I found a little info, finally. It appears that the films in the 1940's could have been shot on a variety of film stock, but by the 1950's most people had settled on Kodak Eastman Double-X 5222 and Kodak Eastman Plus-X 5231. All of the B&W movies that I enjoy on TV or DVD have obviously been converted to digital, and were cleaned up/sharpened, etc digitally. You still had to start w/ a film stock, of course. Shooting movies in digital and converting to B&W gives the same results that we get on our stuff here....bleah.

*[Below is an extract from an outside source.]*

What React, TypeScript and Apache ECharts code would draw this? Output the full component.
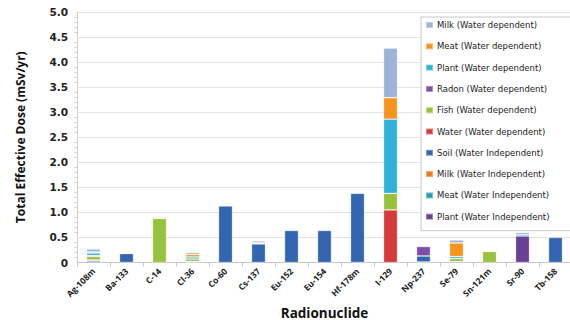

Today, the normal thing to do is to shoot on color stock (for film makers that can afford film), transfer it to digital to edit, then print the image back on color stock. For those that insist on real B&W film, the norm is to shoot B&W film, convert to digital to edit, then print on color film stock. This has 3 big disadvantages. The end result won't be as sharp or as high a resolution as a complete chemical process. It will always have some color tint no matter what you do. And you can't use filters while shooting, as you normally would w/ true B&W film stock. The people who shot Schindler's List on real B&W film, converted it to digital to edit, then printed that to real B&W film stock. This resulted in trouble during the movie's previews because today's projectors run too hot, and the film kept buckling and popping out of focus. The B&W film's high silver content made it run that much hotter. They were adamant about using real B&W film though because it gave them superior IQ. The big disadvantage was that these 5222 and 5231 film stocks, unlike the color print films, haven't been improved since 1960, so no T grain, various ranges of film speeds, etc. Fascinating stuff.
I'm very interested in their remarks that the process that resulted in the highest IQ was still the oldest. IE, shoot on B&W film stock, do everything chemically, and skip the digital intermediate process. Apparently the scanning machines that they use are limited in terms of resolution, so a movie that's shot on B&F film, digitally edited, then transfered to B&W film stock is still inferior to a movie that's a total chemical print. But (there's always a but) you are at a disadvantage w/ editing capabilities, and you can't fix things like grain issues in bad light.
I have trouble getting ONE shot right. Imagine having to deal w/ tens of thousands of frames in a movie?